▶ **WHAT TO WORK ON**:
Starting with the first line of the data below, copy each line up to and including the one containing "plt.rcParams['font.family'] = ['Noto". Pictures stay out.

Figure scripts

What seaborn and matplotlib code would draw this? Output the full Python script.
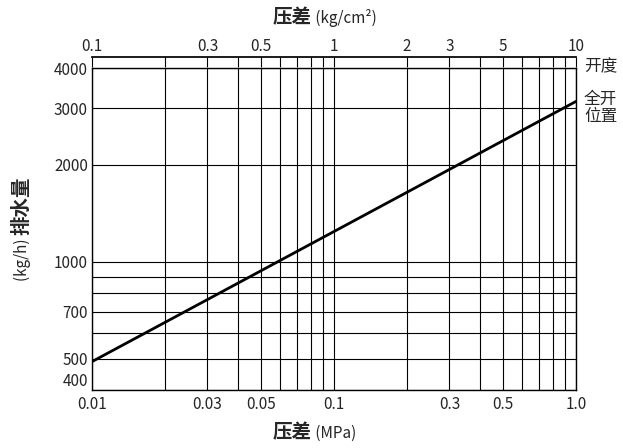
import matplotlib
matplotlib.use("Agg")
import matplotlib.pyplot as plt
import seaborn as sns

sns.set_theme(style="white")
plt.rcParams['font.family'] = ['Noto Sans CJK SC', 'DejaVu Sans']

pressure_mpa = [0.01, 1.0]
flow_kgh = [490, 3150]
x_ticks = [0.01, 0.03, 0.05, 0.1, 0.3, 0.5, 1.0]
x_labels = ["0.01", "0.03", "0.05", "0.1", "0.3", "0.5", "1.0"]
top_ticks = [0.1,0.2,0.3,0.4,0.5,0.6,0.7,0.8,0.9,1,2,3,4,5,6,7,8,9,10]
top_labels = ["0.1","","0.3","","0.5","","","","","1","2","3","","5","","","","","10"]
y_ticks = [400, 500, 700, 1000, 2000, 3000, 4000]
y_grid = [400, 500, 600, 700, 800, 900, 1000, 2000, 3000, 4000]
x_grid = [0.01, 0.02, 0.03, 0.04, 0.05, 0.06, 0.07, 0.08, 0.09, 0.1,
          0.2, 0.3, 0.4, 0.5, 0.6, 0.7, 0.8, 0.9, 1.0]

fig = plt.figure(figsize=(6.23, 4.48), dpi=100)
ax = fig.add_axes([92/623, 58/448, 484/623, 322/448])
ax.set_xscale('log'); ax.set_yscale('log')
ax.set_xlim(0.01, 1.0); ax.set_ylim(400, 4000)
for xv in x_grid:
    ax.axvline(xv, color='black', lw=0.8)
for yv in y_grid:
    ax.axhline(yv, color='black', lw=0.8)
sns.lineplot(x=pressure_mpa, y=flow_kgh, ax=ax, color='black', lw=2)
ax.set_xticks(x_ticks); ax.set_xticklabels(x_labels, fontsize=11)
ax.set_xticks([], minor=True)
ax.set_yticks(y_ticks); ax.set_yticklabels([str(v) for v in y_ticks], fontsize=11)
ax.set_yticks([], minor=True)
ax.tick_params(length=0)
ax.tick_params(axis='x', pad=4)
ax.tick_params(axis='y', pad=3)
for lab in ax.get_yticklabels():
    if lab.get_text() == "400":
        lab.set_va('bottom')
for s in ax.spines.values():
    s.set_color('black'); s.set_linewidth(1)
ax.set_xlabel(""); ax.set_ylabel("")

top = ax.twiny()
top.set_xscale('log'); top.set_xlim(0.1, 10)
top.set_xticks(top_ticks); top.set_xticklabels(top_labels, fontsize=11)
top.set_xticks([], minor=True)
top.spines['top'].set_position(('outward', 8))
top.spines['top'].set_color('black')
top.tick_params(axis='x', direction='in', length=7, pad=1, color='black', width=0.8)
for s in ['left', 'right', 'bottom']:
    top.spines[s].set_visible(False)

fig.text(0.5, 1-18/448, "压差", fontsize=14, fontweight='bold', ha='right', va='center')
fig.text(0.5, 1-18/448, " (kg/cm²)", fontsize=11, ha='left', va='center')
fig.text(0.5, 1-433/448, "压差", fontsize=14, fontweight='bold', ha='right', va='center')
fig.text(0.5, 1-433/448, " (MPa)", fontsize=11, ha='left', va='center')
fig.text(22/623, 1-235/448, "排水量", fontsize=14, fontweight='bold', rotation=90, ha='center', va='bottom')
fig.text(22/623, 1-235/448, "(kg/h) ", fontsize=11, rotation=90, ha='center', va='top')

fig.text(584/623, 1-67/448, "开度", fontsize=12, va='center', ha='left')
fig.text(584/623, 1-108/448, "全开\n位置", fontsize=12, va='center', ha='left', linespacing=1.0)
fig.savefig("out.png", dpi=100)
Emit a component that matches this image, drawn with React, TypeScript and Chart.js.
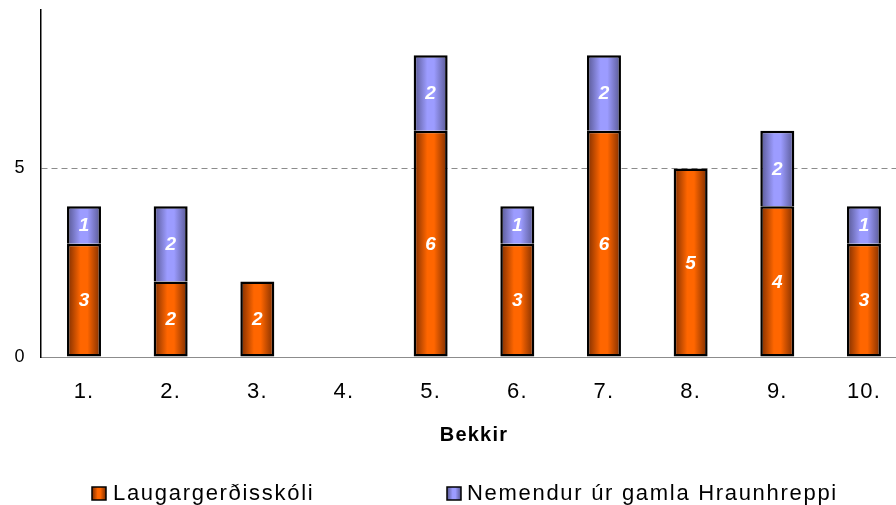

▶ **FINISHED EXERCISE**:
What seaborn and matplotlib code would draw this? Output the full Python script.
import matplotlib
matplotlib.use("Agg")
import matplotlib.pyplot as plt
import seaborn as sns

sns.set_theme(style="white")
plt.rcParams['font.family'] = ['Noto Sans CJK SC', 'DejaVu Sans']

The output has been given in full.